Luciano fue uno de los mayores genios satíricos de la literatura, uno de los más irónicos de todos los tiempos. Su corpus, unos ochenta opúsculos conservados casi en su totalidad, escritos en un ático clásico y purísimo, no deja títere con cabeza. Las Historias verdaderas, una de sus obras más conocidas, son una parodia de los relatos de viajes, donde cuenta en primera persona cómo él también hizo un viaje increíble y llegó hasta la luna. En Cómo debe escribirse la historia se burla de las descripciones maravillosas que hay en los libros de Herodoto. La Subasta de los filósofos es una critica de las escuelas filosóficas, una por una.

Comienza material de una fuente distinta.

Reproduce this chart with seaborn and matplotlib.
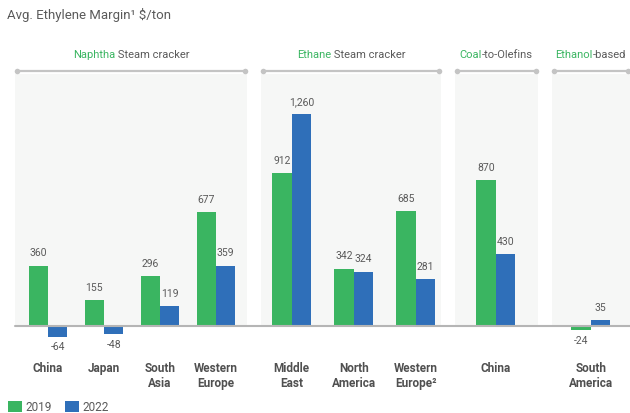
import matplotlib
matplotlib.use("Agg")
import matplotlib.pyplot as plt
from matplotlib import font_manager
from matplotlib.lines import Line2D
import pandas as pd
import seaborn as sns

# ---- data -------------------------------------------------------------
years = ["2019", "2022"]

naphtha_regions = ["China", "Japan", "South\nAsia", "Western\nEurope"]
naphtha_2019 = [360, 155, 296, 677]
naphtha_2022 = [-64, -48, 119, 359]

ethane_regions = ["Middle\nEast", "North\nAmerica", "Western\nEurope\u00b2"]
ethane_2019 = [912, 342, 685]
ethane_2022 = [1260, 324, 281]

coal_regions = ["China"]
coal_2019 = [870]
coal_2022 = [430]

ethanol_regions = ["South\nAmerica"]
ethanol_2019 = [-24]
ethanol_2022 = [35]

group_highlight = ["Naphtha", "Ethane", "Coal", "Ethanol"]
group_rest = [" Steam cracker", " Steam cracker", "-to-Olefins", "-based"]

title = "Avg. Ethylene Margin\u00b9 $/ton"

# ---- style ------------------------------------------------------------
sns.set_theme(style="white")
available = {f.name for f in font_manager.fontManager.ttflist}
family = next((f for f in ["Liberation Sans Narrow", "Roboto", "Liberation Sans", "DejaVu Sans"]
               if f in available), "DejaVu Sans")
plt.rcParams["font.family"] = [family, "DejaVu Sans"]

GREEN = "#3AB561"
BLUE = "#2F6FB9"
PANEL_BG = "#F6F7F6"
TEXT = "#5A5A5A"
LABEL = "#505050"
RULE = "#C4C4C4"

W, H, DPI = 630, 414, 100
fig = plt.figure(figsize=(W / DPI, H / DPI), dpi=DPI)
fig.patch.set_facecolor("white")


def fx(px):
    return px / W


def fy(py):
    return 1 - py / H


PANEL_TOP, BASELINE = 75, 327
Y_MAX = 1500
BAR_PX = 38.6

# panel geometry in pixels: left, right, first category centre, spacing
panels = [
    (15, 247, 48.0, 56.0),
    (261, 441, 291.7, 62.0),
    (455, 538, 495.7, 57.0),
    (552, 630, 590.7, 57.0),
]

groups = [
    (naphtha_regions, naphtha_2019, naphtha_2022),
    (ethane_regions, ethane_2019, ethane_2022),
    (coal_regions, coal_2019, coal_2022),
    (ethanol_regions, ethanol_2019, ethanol_2022),
]

renderer = fig.canvas.get_renderer()
axes = []
for gi, ((regions, v19, v22), (left, right, c0, step)) in enumerate(zip(groups, panels)):
    ax = fig.add_axes([fx(left), fy(BASELINE), fx(right) - fx(left),
                       fy(PANEL_TOP) - fy(BASELINE)])
    df = pd.DataFrame({
        "region": regions * 2,
        "year": [years[0]] * len(regions) + [years[1]] * len(regions),
        "margin": list(v19) + list(v22),
    })
    sns.barplot(data=df, x="region", y="margin", hue="year", order=regions,
                hue_order=years, palette=[GREEN, BLUE], saturation=1,
                width=BAR_PX / step, linewidth=0, errorbar=None, ax=ax,
                legend=(gi == 0))
    ax.set_facecolor(PANEL_BG)
    ax.set_xlim((left - c0) / step, (right - c0) / step)
    ax.set_ylim(0, Y_MAX)
    for s in ax.spines.values():
        s.set_visible(False)
    ax.set_yticks([])
    ax.set_xlabel("")
    ax.set_ylabel("")
    ax.tick_params(axis="x", length=0, pad=25, labelsize=8.5, labelcolor=LABEL)
    for t in ax.get_xticklabels():
        t.set_fontweight("bold")
        t.set_linespacing(1.2)

    for cont in ax.containers:
        for bar in cont:
            bar.set_clip_on(False)
        for bar, val in zip(cont, cont.datavalues):
            xc = bar.get_x() + bar.get_width() / 2
            off = 9.5 if val >= 0 else -7
            ax.annotate(f"{val:,.0f}", (xc, val), xytext=(0, off),
                        textcoords="offset points", ha="center", va="center",
                        fontsize=7.5, color=TEXT, annotation_clip=False)

    # bracket with end dots above each panel
    bl, br = left + 2, right - 2
    fig.add_artist(Line2D([fx(bl), fx(br)], [fy(72), fy(72)], transform=fig.transFigure,
                          color=RULE, lw=1.6, marker="o", markersize=4,
                          markerfacecolor=RULE, markeredgewidth=0))

    # two-colour group heading centred over the panel
    t1 = fig.text(0, fy(55), group_highlight[gi], color=GREEN, fontsize=8, va="center")
    t2 = fig.text(0, fy(55), group_rest[gi], color=TEXT, fontsize=8, va="center")
    w1 = t1.get_window_extent(renderer).width
    w2 = t2.get_window_extent(renderer).width
    centre = min((left + right) / 2, 630 - (w1 + w2) / 2 - 2)
    start = centre - (w1 + w2) / 2
    t1.set_x(fx(start))
    t2.set_x(fx(start + w1))
    axes.append(ax)

# shared zero line across all panels
fig.add_artist(Line2D([fx(15), fx(630)], [fy(BASELINE), fy(BASELINE)],
                      transform=fig.transFigure, color="#B5B5B5", lw=1.5))

fig.text(fx(7), fy(15), title, fontsize=9.5, color=TEXT, va="center", ha="left")

handles, labels = axes[0].get_legend_handles_labels()
axes[0].get_legend().remove()
fig.legend(handles, labels, loc="center left", bbox_to_anchor=(fx(8), fy(408)),
           frameon=False, ncol=2, fontsize=8.5, handlelength=1.2, handleheight=1.1,
           handletextpad=0.3, columnspacing=1.1, borderpad=0, borderaxespad=0,
           labelcolor=TEXT)

fig.savefig("out.png", dpi=DPI)
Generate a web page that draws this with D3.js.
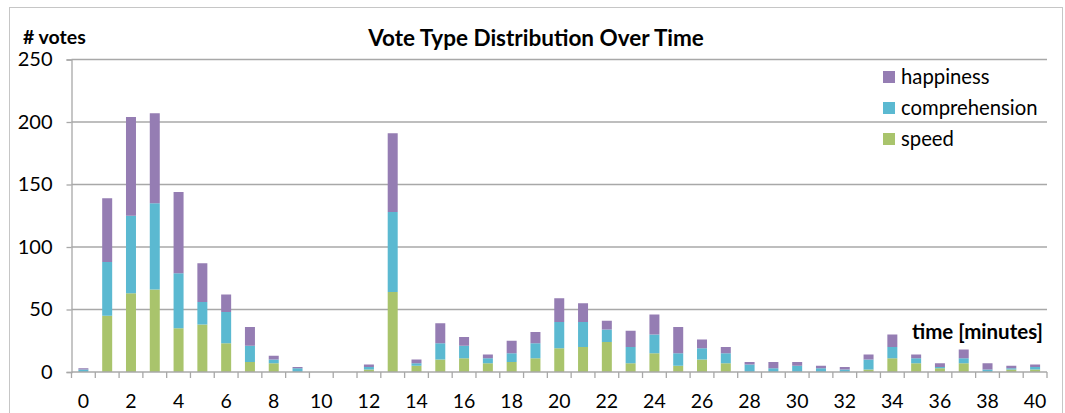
<!DOCTYPE html>
<html>
<head>
<meta charset="utf-8">
<script src="https://cdn.jsdelivr.net/npm/d3@7"></script>
<style>
  html, body { margin: 0; padding: 0; background: #fff; }
  svg { display: block; font-family: Lato, "Open Sans", sans-serif; }
</style>
</head>
<body>
<svg id="chart" width="1065" height="413"></svg>
<script>
// Minutes since start of the session (one bar per minute)
const minutes = d3.range(0, 41);
const tickLabels = d3.range(0, 41, 2);
const yTicks = [0, 50, 100, 150, 200, 250];

// Votes per minute, by vote type (stacked bottom to top)
const speed = [0,45,63,66,35,38,23,8,7,0,0,0,2,64,5,10,11,7,8,11,19,20,24,7,15,5,10,7,0,0,0,0,0,2,11,7,3,7,0,2,2];
const comprehension = [2,43,62,69,44,18,25,13,3,3,0,0,2,64,2,13,10,4,7,12,21,20,10,13,15,10,9,8,6,3,5,3,2,8,9,4,1,4,2,1,2];
const happiness = [1,51,79,72,65,31,14,15,3,1,0,0,2,63,3,16,7,3,10,9,19,15,7,13,16,21,7,5,2,5,3,2,2,4,10,3,3,7,5,2,2];

const seriesNames = ["speed", "comprehension", "happiness"];
const seriesColors = { speed: "#a9c46c", comprehension: "#5bb9d1", happiness: "#957db3" };

const rows = minutes.map((m, i) => ({
  minute: m,
  speed: speed[i],
  comprehension: comprehension[i],
  happiness: happiness[i]
}));

const svg = d3.select("#chart");
const plot = { left: 71.5, right: 1047, top: 59.5, bottom: 372 };

// outer frame
svg.append("rect")
  .attr("x", 9.5).attr("y", 7.5)
  .attr("width", 1053).attr("height", 430)
  .attr("fill", "none").attr("stroke", "#c6c6c6").attr("stroke-width", 1);

const x = d3.scaleBand()
  .domain(minutes)
  .range([plot.left, plot.right])
  .paddingInner(0.58)
  .paddingOuter(0.29);

const y = d3.scaleLinear()
  .domain([0, 250])
  .range([plot.bottom, plot.top]);

const gridColor = "#a8a8a8";

// horizontal gridlines
svg.append("g")
  .selectAll("line")
  .data(yTicks.filter(d => d > 0))
  .join("line")
  .attr("x1", plot.left).attr("x2", plot.right)
  .attr("y1", d => y(d)).attr("y2", d => y(d))
  .attr("stroke", gridColor).attr("stroke-width", 1.3);

// stacked bars
const stack = d3.stack().keys(seriesNames);
const layers = stack(rows);

svg.append("g")
  .selectAll("g")
  .data(layers)
  .join("g")
  .attr("fill", d => seriesColors[d.key])
  .selectAll("rect")
  .data(d => d)
  .join("rect")
  .attr("x", d => x(d.data.minute))
  .attr("width", x.bandwidth())
  .attr("y", d => y(d[1]))
  .attr("height", d => Math.max(0, y(d[0]) - y(d[1])));

// y axis
const yAxis = d3.axisLeft(y).tickValues(yTicks).tickSize(5).tickPadding(14);
const yg = svg.append("g")
  .attr("transform", `translate(${plot.left},0)`)
  .call(yAxis);
yg.select(".domain").attr("stroke", gridColor).attr("stroke-width", 1.3);
yg.selectAll(".tick line").attr("stroke", gridColor).attr("stroke-width", 1.3);
yg.selectAll(".tick text")
  .attr("font-size", 20).attr("fill", "#000")
  .attr("font-family", "Lato, sans-serif");

// x axis: baseline with ticks on minute boundaries, labels on even minutes
const step = x.step();
const boundaries = d3.range(0, minutes.length + 1).map(i => plot.left + i * step);
const xg = svg.append("g");
xg.append("line")
  .attr("x1", plot.left).attr("x2", plot.right)
  .attr("y1", plot.bottom).attr("y2", plot.bottom)
  .attr("stroke", gridColor).attr("stroke-width", 1.3);
xg.selectAll("line.tick")
  .data(boundaries)
  .join("line")
  .attr("class", "tick")
  .attr("x1", d => d).attr("x2", d => d)
  .attr("y1", plot.bottom).attr("y2", plot.bottom + 6)
  .attr("stroke", gridColor).attr("stroke-width", 1.3);
xg.selectAll("text")
  .data(tickLabels)
  .join("text")
  .attr("x", d => x(d) + x.bandwidth() / 2)
  .attr("y", 408)
  .attr("text-anchor", "middle")
  .attr("font-size", 19.5)
  .text(d => d);

// titles
svg.append("text")
  .attr("x", 536).attr("y", 46)
  .attr("text-anchor", "middle")
  .attr("font-size", 22.5).attr("font-weight", "bold")
  .text("Vote Type Distribution Over Time");

svg.append("text")
  .attr("x", 23).attr("y", 44)
  .attr("font-size", 19.5).attr("font-weight", "bold")
  .text("# votes");

svg.append("text")
  .attr("x", 1043).attr("y", 339)
  .attr("text-anchor", "end")
  .attr("font-size", 20.5).attr("font-weight", "bold")
  .text("time [minutes]");

// legend (top-most series first)
const legendItems = seriesNames.slice().reverse();
const lg = svg.append("g").attr("transform", "translate(883,71)");
const li = lg.selectAll("g")
  .data(legendItems)
  .join("g")
  .attr("transform", (d, i) => `translate(0,${i * 31})`);
li.append("rect")
  .attr("width", 12).attr("height", 12)
  .attr("fill", d => seriesColors[d]);
li.append("text")
  .attr("x", 18).attr("y", 12.5)
  .attr("font-size", 20.3)
  .text(d => d);
</script>
</body>
</html>
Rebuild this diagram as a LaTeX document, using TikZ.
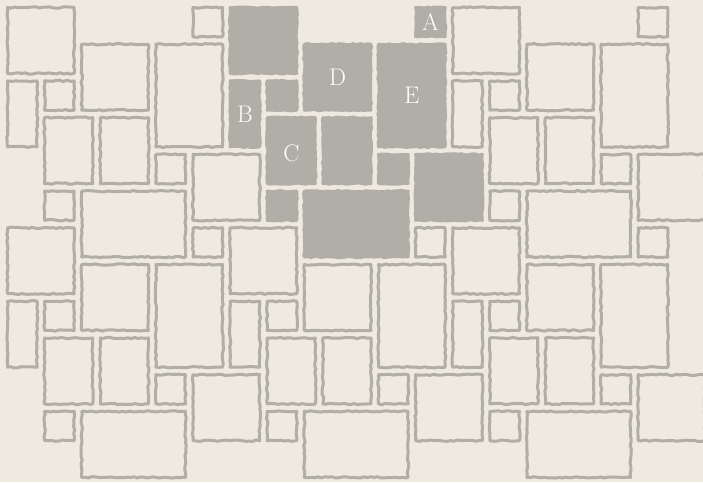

Los Diálogos de los dioses y los Diálogos de los muertos recrean las más cómicas situaciones de los dioses en el Olimpo y de los héroes en el infierno. En el Elogio de la patria se burla de los lugares comunes en este tipo de discursos y el Prometeo es un ejercicio retórico donde se propone un juicio al titán benefactor.
Espíritu brillante y descreído, Luciano no es un ideólogo ni un moralista. Acaso un pedagogo empeñado en mostrarnos a través de la sátira y la parodia lo ridículos que podemos llegar a ser. No debe extrañarnos el que haya sido tan imitado incluso en vida, como muestra el Discurso verdadero contra los cristianos de su contemporáneo Celso, pero especialmente entre los bizantinos. A partir del Renacimiento se convirtió en autor de culto, cuya influencia es incontestable en obras como los Coloquios de Erasmo, o más tarde en el Coloquio de los perros, una de las Novelas Ejemplares de Cervantes. También en Los viajes de Gulliver de Swift o el Viaje a la luna de Bergerac, y sobre todo en Voltaire, llegando hasta las novelas de Verne y, por qué no, la Rebelión en la granja de Orwell. No cabe duda de que los griegos también nos enseñaron a reírnos de nosotros mismos, desarrollando las técnicas de la parodia y el ridículo, porque está claro que el viejo truco de Hegemón de Tasos, ese de introducir un elemento discordante en un contexto diferente, sigue siendo origen de risas y de burlas.